**DATA SECTION**
━━━━

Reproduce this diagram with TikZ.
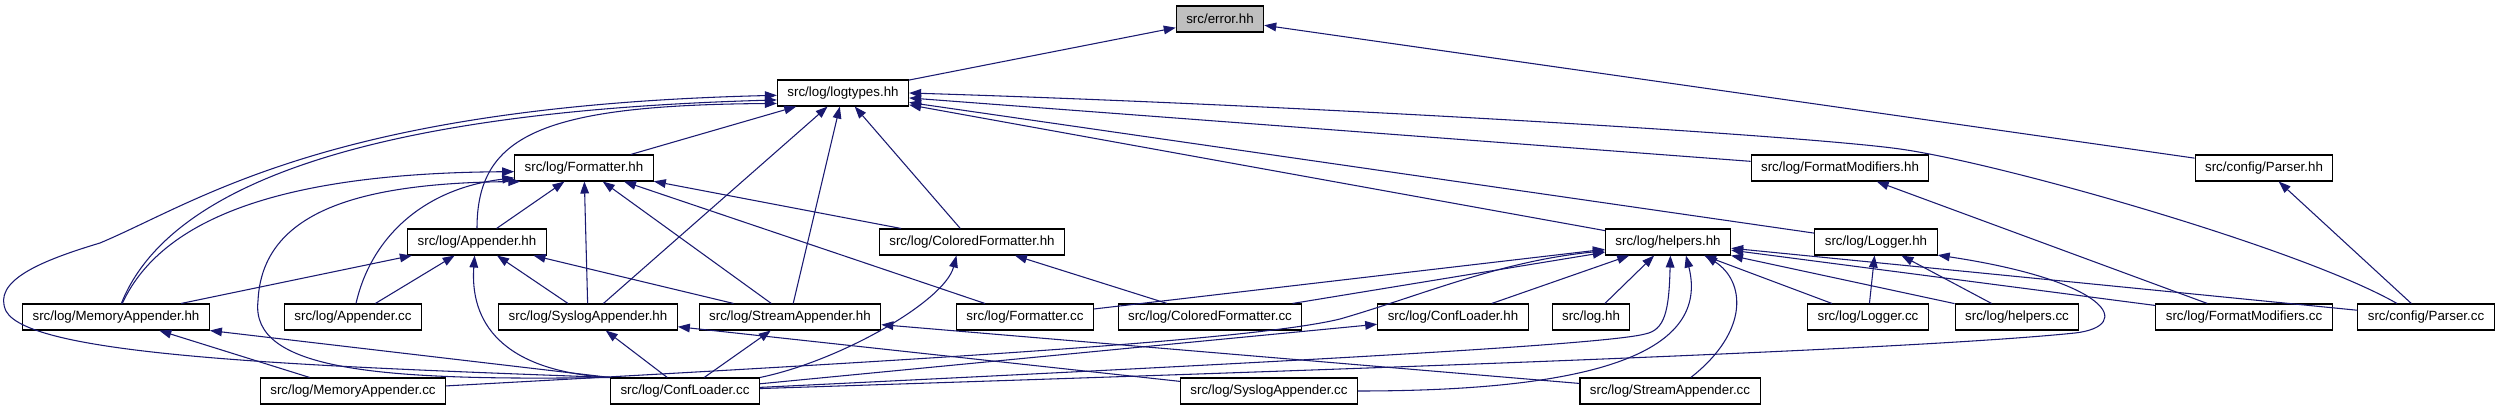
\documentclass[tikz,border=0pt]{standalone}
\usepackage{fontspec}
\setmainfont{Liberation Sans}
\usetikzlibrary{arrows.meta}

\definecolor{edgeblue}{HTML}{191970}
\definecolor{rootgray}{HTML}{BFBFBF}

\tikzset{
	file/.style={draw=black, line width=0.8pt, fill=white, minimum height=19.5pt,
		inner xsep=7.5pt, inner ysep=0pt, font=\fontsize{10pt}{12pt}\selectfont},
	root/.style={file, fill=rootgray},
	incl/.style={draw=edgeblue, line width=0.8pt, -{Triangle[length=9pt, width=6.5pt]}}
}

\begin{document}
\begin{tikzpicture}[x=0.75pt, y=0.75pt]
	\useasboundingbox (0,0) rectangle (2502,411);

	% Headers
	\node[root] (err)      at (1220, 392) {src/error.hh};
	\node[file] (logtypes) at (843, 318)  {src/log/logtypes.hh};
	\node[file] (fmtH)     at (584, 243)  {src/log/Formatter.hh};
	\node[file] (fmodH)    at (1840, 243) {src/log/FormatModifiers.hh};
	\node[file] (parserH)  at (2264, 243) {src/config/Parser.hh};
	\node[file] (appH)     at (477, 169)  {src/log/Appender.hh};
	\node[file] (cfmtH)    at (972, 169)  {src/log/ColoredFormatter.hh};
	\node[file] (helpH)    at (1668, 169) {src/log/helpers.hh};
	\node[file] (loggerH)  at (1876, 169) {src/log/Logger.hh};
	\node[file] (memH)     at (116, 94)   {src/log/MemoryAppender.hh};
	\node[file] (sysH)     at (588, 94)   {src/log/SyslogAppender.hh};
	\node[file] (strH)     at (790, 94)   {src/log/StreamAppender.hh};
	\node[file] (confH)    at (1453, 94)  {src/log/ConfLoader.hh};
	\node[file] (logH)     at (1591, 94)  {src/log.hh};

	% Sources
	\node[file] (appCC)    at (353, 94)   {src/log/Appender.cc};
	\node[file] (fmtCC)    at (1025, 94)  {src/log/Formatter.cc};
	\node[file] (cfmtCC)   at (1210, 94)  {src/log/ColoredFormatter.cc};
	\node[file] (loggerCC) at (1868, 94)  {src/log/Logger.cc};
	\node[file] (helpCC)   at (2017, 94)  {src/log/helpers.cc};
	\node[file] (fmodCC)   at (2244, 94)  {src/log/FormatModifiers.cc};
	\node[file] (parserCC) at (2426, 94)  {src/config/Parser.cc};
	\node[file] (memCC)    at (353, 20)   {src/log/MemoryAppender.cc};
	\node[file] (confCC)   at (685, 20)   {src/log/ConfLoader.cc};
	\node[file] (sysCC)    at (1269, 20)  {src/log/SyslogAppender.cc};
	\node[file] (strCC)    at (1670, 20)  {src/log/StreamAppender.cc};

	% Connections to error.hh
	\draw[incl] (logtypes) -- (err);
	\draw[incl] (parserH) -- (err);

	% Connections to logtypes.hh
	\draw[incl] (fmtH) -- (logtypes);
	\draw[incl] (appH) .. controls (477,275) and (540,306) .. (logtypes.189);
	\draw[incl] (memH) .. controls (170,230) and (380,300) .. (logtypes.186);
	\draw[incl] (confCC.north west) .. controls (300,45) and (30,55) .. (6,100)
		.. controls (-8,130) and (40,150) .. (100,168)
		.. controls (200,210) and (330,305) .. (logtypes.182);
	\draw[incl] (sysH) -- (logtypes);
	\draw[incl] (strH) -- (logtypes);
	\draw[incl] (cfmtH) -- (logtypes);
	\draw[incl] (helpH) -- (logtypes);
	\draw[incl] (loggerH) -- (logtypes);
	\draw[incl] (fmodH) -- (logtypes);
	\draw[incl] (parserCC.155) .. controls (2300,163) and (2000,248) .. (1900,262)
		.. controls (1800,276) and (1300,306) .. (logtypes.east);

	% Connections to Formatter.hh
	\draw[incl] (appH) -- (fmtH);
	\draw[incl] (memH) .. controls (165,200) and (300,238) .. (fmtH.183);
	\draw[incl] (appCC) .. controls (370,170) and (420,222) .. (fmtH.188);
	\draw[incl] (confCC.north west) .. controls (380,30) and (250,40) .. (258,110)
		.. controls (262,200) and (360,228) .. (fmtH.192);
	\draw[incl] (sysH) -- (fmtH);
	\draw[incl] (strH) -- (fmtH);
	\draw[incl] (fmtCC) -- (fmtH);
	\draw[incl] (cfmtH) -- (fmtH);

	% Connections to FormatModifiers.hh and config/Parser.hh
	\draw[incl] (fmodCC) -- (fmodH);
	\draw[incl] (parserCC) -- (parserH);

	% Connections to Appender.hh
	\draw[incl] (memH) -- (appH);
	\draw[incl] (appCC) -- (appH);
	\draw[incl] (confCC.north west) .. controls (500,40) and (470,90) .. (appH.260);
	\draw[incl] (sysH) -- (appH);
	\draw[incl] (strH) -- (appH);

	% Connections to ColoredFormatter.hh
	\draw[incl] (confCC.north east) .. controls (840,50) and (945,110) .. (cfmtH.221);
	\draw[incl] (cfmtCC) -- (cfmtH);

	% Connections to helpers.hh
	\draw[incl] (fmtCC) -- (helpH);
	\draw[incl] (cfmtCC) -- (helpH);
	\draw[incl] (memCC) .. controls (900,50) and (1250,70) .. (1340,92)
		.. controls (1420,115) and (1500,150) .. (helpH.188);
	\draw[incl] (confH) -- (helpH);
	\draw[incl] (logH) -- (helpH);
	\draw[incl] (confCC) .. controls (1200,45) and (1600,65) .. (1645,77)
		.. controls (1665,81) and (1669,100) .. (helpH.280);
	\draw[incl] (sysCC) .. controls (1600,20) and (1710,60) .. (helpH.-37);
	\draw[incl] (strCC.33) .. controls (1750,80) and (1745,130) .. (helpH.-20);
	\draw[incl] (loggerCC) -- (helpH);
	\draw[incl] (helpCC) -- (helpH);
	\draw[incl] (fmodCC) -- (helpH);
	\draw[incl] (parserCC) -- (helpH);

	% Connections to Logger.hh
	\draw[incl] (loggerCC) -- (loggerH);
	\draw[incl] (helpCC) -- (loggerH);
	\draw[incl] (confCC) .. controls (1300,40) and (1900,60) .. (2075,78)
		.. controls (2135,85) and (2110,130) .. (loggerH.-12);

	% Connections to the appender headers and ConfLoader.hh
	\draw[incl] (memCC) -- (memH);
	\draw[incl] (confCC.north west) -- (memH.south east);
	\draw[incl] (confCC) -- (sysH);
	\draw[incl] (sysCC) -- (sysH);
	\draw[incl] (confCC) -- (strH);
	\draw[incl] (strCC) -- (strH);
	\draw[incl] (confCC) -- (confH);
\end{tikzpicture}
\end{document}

━━━━

**YOUR TASK**
Write out the lines from the start of the material to the line with "(0,0) rectangle (2502,411);", inclusive and exactly. Skip the pictures.

**EXPECTED ANSWER**
Reproduce this diagram with TikZ.
\documentclass[tikz,border=0pt]{standalone}
\usepackage{fontspec}
\setmainfont{Liberation Sans}
\usetikzlibrary{arrows.meta}

\definecolor{edgeblue}{HTML}{191970}
\definecolor{rootgray}{HTML}{BFBFBF}

\tikzset{
	file/.style={draw=black, line width=0.8pt, fill=white, minimum height=19.5pt,
		inner xsep=7.5pt, inner ysep=0pt, font=\fontsize{10pt}{12pt}\selectfont},
	root/.style={file, fill=rootgray},
	incl/.style={draw=edgeblue, line width=0.8pt, -{Triangle[length=9pt, width=6.5pt]}}
}

\begin{document}
\begin{tikzpicture}[x=0.75pt, y=0.75pt]
	\useasboundingbox (0,0) rectangle (2502,411);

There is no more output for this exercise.